Thursday, April 03, 2008
Andres Bonifacio, a central figure in the Katipunan, was born into a lower middle class family. This was one of the reasons why Katipunan attracted many from the ranks of the masses: people from under the social strata identified with Bonifacio who was one of their own.
While he was so poor that he did not go beyond second year high school, he was a voracious reader especially on the subject of revolution. Among the books found in his home when it was searched by authorities included copies of Rizal's novels, Les Miserables, The Wandering Jew, La Solidaridad, masonic papers and revolutionary speeches.Bonifacio was not a barbaric person who put up an armed struggle because of his violent nature as what some textbooks produce. His fascination with hundreds of foreign novels, books about the French revolution, politics, law, and religion prove the sophisticated individual that he was. The books that he consumed became his instrument to realize that freedom is the most significant element of a sovereign nation. He knew that it mattered to be free from the bonds of a foreign ruler. He interrogated the unfair rights given to the Filipinos, while the Spaniards, who were the real foreigners in the country, were given all the privileges.

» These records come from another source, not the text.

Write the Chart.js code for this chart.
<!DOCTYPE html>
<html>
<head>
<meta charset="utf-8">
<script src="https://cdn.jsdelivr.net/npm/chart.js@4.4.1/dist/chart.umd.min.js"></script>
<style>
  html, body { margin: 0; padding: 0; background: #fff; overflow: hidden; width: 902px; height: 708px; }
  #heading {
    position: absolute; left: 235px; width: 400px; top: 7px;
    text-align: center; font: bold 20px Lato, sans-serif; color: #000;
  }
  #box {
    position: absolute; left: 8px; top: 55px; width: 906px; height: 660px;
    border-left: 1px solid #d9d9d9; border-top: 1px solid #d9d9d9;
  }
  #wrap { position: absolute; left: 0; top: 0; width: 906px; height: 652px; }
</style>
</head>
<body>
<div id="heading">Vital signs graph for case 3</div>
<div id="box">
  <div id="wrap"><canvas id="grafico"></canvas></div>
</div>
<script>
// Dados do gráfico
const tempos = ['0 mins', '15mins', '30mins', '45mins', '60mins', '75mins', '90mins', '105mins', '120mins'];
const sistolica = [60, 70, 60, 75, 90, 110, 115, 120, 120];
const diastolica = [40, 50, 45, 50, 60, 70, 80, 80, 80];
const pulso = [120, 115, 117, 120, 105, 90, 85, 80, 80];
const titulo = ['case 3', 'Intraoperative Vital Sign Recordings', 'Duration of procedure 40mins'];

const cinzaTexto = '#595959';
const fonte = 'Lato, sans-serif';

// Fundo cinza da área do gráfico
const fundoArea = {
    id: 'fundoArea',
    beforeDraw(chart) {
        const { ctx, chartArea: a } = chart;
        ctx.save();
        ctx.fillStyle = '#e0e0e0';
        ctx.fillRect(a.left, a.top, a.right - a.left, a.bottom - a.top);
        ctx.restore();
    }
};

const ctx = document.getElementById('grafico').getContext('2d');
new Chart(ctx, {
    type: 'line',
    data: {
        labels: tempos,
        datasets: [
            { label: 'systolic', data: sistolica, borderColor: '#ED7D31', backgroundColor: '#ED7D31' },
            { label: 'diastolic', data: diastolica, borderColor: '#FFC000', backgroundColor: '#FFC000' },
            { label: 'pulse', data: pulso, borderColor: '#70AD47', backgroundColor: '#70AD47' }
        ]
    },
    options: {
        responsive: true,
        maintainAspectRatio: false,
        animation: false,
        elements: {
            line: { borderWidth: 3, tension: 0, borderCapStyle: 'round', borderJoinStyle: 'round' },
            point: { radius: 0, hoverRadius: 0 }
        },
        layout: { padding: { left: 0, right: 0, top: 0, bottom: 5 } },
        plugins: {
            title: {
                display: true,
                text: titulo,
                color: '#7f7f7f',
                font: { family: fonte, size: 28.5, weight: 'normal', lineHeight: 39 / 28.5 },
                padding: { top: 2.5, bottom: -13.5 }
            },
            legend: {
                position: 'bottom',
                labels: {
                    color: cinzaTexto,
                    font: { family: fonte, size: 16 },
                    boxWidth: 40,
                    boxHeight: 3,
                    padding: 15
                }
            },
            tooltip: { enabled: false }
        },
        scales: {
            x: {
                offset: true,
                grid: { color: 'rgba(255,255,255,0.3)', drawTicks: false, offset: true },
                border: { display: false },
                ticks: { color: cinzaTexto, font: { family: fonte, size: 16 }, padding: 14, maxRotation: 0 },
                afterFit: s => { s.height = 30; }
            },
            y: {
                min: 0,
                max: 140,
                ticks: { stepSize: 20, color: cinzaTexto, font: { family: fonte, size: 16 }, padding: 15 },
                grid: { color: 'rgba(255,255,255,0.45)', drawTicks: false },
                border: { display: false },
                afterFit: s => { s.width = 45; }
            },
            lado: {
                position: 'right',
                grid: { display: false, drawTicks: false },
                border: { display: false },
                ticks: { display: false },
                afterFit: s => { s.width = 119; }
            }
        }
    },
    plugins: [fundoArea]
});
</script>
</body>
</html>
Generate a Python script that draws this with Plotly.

Bonifacio was one of the founders of La Liga Filipina, the reformist society organized by Jose Rizal. While it was relatively harmless, the Spanish authorities believed it attracted people who desired drastic social changes and had Rizal arrested and deported to Dapitan. While the league was a brainchild of an ilustrado, Bonifacio reorganized the league until its split into factions strengthened the secret society called Katipunan. This proved Bonifacio’s capacity to synthesize the middle class and the masses. After all, theirs was a common struggle that defied class and racial structures: the experience of colonialism which had to end. What started as a movement for peaceful assimilation shifted to radical separation.
In the beginning, the early leadership of the Katipunan fell into the hands of the middle class, but its composition and subsequent leadership belonged to the masses. As mentioned, the synthesis of the ilustrados and the masses was made possible by Bonifacio, an implication of his popular leadership. The Katipunan itself was able to recruit workers, peasants, soldiers, government officials, employees, merchants, teachers and priests. Bonifacio’s charisma suited him as a leader of the numerous cross-sections.
When the Katipunan was discovered prematurely, Bonifacio and other Katipunan leaders went to Balintawak where they met the masses at the yard of Melchora Aquino to convince the movement to start the revolution. They tore their cedulas in a symbolic gesture of breaking the ties from Spain. The Katipuneros, led by Bonifacio, had to prepare for the inevitable: the struggle for colonial independence.
When the revolt spread, Bonifacio set up camp in the mountains of Montalban where Katipuneros joined them daily. Their gained strength enabled them to attack the Spanish troops in San Mateo and to take over the town. But since Bonifacio had no military training, Bonifacio suffered numerous defeats in the heightened campaign of the Spanish government. His reputation dwindled at the moment Emilio Aguinaldo, his colleague and rival at the Katipunan, was earning prestige in the Cavite rebellion. However, Bonifacio could be said to be a lot different from Aguinaldo in that he had that single-minded motive of seeing his country independent from any colonial power. His lack of martial training, he compensated for his sincere desire to fight to the end for Philippine freedom.
The rivalry between Bonifacio and Aguinaldo led the latter to wage a campaign to replace the former as leader of the Katipunan. When the Tejeros convention yielded the presidency of Biak-na-Bato Republic to middle-class Aguinaldo, the mass-led Revolution by Bonifacio was superseded by a pact made between the Spaniards and the revolutionaries for the revolt to end in exchange for the people's revolutionary demands. The day Aguinaldo assumed leadership of the revolutionary government, the cause of the common people as believed by Bonifacio had already died.
The defeat of Bonifacio at Tejeros was the signal of the masses’ surrender of the Revolution to the ilustrados. Bonifacio believed he was still the Katipunan's Supremo so he founded a new government apart from the one formed in Tejeros. When he refused to submit to Aguinaldo's authority owing to the rigged election that stole the leadership from him, Bonifacio was charged with sedition. He was tried but in fact, Aguinaldo only wanted to eliminate him so Aguinaldo can take charge of the Revolution. Bonifacio had to die to stabilize Aguinaldo's leadership.
His trial was rather unfair, for Bonifacio was not even allowed a good chance to give self-defense. Bonifacio was eventually sentenced to death, because an alive Bonifacio would just cause threat and division in the revolutionary movement. It was allegedly in the best interest of the revolution to do away with Bonifacio.
One of the significant heroes during our country’s armed quest for independence, Andres Bonifacio may not have lived to see this ambition being fulfilled to reality, but he is one of the main reasons why the Philippines gained freedom. Bonifacio is known as the “Father of the Philippine Revolution.”
Constantino, Renato. The Philippines: A Past Revisited. Quezon City: Constantino, 1998, 166.